7. Click Calculate: Press the “Calculate Delta H” button.

Reading the Results:

• Main Result (Delta H): This is the estimated enthalpy change for the reaction in kJ/mol. A negative value indicates an exothermic reaction (heat released), and a positive value indicates an endothermic reaction (heat absorbed).
• Total Energy Absorbed: The sum of bond energies for all bonds broken in the reactants.
• Total Energy Released: The sum of bond energies for all bonds formed in the products.
• Number of Bonds: Counts of reactant and product bonds entered, useful for verification.

Decision-Making Guidance: The calculated Delta H helps predict the thermal behavior of a reaction. Large negative values suggest significant heat release, which is important for safety and energy management in industrial processes. Positive values indicate that energy must be supplied for the reaction to proceed.

Key Factors Affecting Delta H Results from Bond Energies

While the bond energy method is powerful, several factors influence the accuracy of the calculated Delta H:

• Average vs. Specific Bond Energies: The values used are typically *averages*. The actual energy of a specific bond can vary slightly depending on its molecular environment (e.g., the C-H bond energy in methane differs slightly from that in ethane). This is the primary source of approximation.
• Phase of Reactants and Products: Bond energies are usually defined for molecules in the gaseous state. If reactants or products are in liquid or solid phases, additional energy changes (enthalpy of vaporization, fusion, etc.) are not accounted for, affecting the overall Delta H.
• Resonance Structures: Molecules with resonance (like benzene) have bond energies that don’t perfectly align with single, double, or triple bond averages. Resonance stabilization energy needs consideration for higher accuracy.
• Steric Strain and Molecular Geometry: The spatial arrangement of atoms and potential strain within a molecule can slightly alter bond strengths and thus the energy changes. This method doesn’t explicitly model these effects.
• State of Matter and Standard Conditions: While we calculate Delta H (enthalpy change), experimental values are often reported under standard conditions (298 K and 1 atm). This method estimates the change but doesn’t inherently include standard state corrections unless specific standard bond energies are used.
• Accuracy of Input Data: The reliability of the bond energy values sourced is critical. Different literature sources may provide slightly different average values. Using consistent, reputable data is key.
• Complexity of the Reaction: For very complex molecules or reactions involving significant rearrangements, the approximation might become less reliable.
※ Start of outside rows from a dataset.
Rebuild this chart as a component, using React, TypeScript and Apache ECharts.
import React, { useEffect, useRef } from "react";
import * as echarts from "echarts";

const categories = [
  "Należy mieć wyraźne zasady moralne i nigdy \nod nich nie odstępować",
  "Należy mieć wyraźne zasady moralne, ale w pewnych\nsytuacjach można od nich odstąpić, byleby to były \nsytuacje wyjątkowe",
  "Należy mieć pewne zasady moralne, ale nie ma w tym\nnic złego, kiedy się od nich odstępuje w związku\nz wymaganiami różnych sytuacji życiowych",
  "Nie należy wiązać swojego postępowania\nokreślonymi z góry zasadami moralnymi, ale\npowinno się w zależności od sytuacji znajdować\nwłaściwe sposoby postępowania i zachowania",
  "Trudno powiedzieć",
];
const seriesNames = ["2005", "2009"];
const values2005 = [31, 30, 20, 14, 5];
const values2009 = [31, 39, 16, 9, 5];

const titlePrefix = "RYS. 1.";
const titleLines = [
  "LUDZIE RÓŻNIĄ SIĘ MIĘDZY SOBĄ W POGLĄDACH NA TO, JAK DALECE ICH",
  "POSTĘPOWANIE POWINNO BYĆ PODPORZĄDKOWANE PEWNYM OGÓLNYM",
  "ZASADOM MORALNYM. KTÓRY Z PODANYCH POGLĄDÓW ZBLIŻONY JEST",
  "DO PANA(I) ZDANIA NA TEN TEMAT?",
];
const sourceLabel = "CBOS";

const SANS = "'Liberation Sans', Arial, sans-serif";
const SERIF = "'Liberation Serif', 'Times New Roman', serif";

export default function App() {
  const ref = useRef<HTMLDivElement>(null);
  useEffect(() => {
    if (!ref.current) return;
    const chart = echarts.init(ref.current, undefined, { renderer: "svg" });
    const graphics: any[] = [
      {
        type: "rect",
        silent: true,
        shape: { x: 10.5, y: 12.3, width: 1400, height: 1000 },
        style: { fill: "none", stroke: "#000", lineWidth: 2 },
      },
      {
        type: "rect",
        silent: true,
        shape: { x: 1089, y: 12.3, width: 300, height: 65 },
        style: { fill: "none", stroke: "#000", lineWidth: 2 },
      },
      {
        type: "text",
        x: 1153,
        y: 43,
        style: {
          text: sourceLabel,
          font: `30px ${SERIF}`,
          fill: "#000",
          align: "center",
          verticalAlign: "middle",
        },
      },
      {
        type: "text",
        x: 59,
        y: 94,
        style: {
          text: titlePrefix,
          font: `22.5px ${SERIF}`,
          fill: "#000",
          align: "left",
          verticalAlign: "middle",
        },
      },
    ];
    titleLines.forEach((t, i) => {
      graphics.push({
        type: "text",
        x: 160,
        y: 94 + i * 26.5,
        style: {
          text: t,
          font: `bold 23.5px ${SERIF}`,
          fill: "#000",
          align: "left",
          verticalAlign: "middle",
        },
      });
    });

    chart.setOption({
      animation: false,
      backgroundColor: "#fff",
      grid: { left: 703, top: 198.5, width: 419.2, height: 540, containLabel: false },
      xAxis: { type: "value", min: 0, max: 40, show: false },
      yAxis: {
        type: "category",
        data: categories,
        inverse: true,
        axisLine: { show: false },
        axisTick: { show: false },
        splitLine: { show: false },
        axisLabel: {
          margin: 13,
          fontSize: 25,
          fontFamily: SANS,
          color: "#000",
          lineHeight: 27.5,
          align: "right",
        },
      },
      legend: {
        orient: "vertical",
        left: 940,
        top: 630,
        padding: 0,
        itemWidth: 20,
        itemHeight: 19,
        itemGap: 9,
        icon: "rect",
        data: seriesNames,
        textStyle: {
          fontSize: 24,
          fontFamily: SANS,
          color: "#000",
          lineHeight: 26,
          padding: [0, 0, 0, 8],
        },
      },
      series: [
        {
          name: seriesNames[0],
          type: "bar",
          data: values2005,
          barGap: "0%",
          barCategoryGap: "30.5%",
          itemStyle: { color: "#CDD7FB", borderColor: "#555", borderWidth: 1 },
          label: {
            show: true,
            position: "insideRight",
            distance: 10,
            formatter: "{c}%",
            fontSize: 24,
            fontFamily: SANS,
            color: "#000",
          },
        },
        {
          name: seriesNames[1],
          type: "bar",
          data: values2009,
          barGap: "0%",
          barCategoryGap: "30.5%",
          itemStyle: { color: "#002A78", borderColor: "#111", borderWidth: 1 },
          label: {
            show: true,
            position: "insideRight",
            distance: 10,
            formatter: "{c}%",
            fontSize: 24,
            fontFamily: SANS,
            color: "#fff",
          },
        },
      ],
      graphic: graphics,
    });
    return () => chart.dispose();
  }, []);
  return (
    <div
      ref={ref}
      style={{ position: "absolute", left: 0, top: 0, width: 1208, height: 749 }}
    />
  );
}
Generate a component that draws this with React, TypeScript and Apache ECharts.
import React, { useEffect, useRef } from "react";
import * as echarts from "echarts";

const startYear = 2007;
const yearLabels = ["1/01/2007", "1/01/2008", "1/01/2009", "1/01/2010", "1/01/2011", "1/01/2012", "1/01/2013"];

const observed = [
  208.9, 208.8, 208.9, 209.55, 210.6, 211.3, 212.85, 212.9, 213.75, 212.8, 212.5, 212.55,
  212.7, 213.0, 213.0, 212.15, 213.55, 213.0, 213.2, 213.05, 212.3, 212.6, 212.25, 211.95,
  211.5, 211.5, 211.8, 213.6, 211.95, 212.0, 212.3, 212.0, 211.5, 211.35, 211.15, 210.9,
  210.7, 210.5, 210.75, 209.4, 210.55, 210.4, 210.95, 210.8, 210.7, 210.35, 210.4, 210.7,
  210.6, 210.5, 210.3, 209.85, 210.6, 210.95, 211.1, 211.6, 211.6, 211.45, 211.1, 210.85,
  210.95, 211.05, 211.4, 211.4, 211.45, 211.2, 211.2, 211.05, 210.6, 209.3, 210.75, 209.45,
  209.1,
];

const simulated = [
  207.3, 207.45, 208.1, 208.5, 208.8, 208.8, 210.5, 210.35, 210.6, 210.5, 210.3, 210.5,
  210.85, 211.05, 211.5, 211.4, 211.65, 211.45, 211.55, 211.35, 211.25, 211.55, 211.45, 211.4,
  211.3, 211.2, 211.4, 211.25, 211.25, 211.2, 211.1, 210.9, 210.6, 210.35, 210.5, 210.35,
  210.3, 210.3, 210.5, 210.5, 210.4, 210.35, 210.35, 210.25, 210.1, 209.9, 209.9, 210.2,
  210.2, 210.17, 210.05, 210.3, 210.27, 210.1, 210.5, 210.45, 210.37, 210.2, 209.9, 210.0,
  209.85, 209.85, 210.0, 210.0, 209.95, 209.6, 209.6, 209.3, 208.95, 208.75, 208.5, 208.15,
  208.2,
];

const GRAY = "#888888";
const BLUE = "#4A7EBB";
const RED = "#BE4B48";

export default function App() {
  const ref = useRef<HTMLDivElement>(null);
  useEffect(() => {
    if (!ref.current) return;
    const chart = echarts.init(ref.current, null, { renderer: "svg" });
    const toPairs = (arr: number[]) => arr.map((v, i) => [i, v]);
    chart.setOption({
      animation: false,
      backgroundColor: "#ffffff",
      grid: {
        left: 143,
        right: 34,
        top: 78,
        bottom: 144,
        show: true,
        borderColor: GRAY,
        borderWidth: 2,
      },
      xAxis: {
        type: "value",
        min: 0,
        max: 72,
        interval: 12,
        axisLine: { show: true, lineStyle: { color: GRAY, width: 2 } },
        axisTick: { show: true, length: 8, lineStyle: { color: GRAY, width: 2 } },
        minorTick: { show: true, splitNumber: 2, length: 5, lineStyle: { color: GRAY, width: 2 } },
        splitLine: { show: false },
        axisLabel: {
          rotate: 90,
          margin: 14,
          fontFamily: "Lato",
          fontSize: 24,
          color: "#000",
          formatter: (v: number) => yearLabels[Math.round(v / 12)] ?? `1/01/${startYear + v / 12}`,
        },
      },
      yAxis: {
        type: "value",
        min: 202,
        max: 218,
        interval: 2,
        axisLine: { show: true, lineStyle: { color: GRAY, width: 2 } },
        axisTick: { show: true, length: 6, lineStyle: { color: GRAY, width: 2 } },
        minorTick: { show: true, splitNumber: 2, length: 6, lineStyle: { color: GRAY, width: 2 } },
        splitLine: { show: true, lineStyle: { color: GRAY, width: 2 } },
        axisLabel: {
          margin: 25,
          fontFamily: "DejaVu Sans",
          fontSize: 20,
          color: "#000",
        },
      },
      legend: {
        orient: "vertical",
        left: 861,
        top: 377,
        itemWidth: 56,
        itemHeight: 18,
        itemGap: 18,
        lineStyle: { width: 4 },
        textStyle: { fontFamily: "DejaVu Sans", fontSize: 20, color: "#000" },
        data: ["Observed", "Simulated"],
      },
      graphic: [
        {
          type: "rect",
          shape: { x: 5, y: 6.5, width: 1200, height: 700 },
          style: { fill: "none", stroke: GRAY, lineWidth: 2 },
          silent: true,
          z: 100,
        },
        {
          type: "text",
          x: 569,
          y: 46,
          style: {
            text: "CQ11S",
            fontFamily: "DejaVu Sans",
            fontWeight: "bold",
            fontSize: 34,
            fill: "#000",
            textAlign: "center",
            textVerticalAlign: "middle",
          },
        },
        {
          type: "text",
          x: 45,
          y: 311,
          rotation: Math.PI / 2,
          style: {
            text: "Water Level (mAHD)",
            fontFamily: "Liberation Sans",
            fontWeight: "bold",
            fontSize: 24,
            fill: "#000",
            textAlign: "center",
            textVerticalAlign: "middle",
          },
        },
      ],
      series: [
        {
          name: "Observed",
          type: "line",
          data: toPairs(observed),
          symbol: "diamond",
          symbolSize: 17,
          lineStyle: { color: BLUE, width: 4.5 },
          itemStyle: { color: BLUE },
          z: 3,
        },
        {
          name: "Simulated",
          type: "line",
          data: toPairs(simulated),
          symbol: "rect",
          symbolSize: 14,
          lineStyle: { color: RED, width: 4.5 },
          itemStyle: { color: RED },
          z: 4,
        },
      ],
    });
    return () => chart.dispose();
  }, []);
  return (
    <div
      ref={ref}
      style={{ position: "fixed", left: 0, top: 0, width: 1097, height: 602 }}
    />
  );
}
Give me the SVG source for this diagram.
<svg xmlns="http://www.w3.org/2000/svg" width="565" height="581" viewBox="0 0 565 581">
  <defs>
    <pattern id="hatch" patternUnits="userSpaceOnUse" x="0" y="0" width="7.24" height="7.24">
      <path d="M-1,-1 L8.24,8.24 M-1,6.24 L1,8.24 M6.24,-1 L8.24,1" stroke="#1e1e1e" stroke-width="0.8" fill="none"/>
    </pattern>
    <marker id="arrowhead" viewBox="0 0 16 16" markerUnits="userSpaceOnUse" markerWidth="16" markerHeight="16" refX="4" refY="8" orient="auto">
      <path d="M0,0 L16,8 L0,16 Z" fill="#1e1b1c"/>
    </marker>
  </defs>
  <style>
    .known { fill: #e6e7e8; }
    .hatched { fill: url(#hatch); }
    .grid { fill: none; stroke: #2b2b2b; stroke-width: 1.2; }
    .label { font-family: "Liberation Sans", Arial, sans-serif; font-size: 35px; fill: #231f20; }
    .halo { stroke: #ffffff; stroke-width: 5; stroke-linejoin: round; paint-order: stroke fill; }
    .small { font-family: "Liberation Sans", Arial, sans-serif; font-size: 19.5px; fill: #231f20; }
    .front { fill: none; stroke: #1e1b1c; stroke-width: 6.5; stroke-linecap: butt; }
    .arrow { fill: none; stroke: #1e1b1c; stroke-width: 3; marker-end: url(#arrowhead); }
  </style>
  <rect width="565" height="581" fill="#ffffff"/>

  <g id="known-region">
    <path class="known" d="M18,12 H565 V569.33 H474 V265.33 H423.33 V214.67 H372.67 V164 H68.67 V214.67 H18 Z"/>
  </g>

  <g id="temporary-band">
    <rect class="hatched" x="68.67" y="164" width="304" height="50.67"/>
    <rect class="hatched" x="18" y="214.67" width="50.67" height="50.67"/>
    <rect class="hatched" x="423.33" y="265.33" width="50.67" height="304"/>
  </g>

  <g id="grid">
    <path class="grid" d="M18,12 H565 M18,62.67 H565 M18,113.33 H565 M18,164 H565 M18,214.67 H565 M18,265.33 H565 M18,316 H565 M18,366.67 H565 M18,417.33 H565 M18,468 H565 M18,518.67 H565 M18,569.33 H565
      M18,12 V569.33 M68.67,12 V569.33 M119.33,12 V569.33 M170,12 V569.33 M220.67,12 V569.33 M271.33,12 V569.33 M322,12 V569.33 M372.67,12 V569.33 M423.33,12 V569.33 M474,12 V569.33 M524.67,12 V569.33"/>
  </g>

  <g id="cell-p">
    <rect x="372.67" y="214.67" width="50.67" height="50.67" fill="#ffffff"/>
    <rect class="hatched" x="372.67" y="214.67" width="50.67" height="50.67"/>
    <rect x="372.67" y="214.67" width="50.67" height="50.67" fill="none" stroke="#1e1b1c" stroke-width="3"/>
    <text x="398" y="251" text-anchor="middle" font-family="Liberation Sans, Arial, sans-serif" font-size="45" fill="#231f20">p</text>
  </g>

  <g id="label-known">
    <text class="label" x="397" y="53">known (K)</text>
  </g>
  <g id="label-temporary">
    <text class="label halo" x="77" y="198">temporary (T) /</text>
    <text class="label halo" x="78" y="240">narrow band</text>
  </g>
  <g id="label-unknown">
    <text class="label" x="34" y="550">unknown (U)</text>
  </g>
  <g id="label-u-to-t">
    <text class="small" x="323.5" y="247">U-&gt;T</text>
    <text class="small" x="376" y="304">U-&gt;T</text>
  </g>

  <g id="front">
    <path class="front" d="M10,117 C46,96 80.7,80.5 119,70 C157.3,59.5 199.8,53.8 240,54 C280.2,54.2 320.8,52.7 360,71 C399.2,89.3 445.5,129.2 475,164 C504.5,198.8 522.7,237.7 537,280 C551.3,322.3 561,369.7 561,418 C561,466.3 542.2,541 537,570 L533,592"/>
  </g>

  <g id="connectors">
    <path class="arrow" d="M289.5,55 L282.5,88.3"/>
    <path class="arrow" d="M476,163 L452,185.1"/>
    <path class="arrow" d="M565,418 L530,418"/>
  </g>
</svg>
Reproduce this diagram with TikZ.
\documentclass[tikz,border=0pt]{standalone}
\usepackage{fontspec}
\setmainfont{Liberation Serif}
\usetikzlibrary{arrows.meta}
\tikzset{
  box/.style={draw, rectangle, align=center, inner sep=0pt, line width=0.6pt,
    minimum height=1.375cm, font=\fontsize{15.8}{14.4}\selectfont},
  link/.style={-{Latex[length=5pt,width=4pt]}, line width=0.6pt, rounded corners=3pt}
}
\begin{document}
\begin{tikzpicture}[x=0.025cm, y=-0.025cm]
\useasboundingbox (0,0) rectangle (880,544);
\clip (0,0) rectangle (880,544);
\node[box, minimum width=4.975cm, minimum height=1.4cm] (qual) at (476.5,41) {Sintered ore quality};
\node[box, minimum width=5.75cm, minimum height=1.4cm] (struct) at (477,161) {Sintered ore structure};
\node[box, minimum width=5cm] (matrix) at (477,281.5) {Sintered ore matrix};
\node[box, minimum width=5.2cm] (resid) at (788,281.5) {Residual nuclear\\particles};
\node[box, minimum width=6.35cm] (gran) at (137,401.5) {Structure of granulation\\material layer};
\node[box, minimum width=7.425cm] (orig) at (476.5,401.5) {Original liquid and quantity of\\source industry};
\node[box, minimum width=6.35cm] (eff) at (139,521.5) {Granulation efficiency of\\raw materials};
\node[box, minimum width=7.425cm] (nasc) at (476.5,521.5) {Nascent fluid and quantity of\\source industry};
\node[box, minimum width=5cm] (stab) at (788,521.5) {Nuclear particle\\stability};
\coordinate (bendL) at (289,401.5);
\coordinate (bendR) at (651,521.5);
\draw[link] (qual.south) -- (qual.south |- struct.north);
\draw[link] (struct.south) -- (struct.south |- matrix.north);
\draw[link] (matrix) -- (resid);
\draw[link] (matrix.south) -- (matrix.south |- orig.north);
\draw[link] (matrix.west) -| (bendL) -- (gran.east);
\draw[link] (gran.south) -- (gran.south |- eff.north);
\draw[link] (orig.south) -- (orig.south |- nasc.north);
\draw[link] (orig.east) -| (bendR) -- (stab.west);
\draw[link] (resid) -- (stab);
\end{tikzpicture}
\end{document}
Comparison of Energy Absorbed vs. Released

Frequently Asked Questions (FAQ)

What is the difference between bond energy and bond enthalpy?

In many contexts, “bond energy” and “bond enthalpy” are used interchangeably, referring to the energy required to break one mole of a specific bond in the gaseous state. Technically, bond enthalpy is a more precise thermodynamic term, especially when considering different phases or conditions. For calculations using average values, the distinction is often minimal.

Why are bond energies usually positive?

Bond energies are positive because breaking a chemical bond always requires an input of energy. This energy is needed to overcome the attractive forces holding the atoms together.

Can this method be used for ionic bonds?

No, this method specifically applies to covalent bonds. Ionic bond strengths are typically described by lattice energies, which involve electrostatic attractions between ions, not shared electron pairs.

What if a bond type is not listed in common tables?

If a specific bond energy isn’t readily available, you might need to use a value from a specialized database, estimate it based on similar bonds, or use a different thermochemical calculation method (like using standard enthalpies of formation).

How does the number of bonds affect Delta H?

The number of bonds directly scales the energy input or output. Breaking more bonds requires more energy, and forming more bonds releases more energy. The formula accounts for this by summing energies based on bond counts.

Is the calculated Delta H an exact value?

No, it’s an approximation. Average bond energies are used, and they don’t account for the specific molecular environment, phase changes, or resonance. Experimental methods or calculations using standard enthalpies of formation provide more accurate Delta H values.

What does it mean if Delta H is very close to zero?

A Delta H close to zero suggests that the energy required to break reactant bonds is almost equal to the energy released when forming product bonds. The reaction is nearly thermoneutral, meaning it neither significantly releases nor absorbs heat under these approximations.

How can I improve the accuracy of bond energy calculations?

Use specific, experimentally determined bond dissociation energies instead of averages where possible. Ensure all molecules are in the gaseous state. Consider contributions from resonance and strain if applicable. For higher accuracy, use standard enthalpies of formation.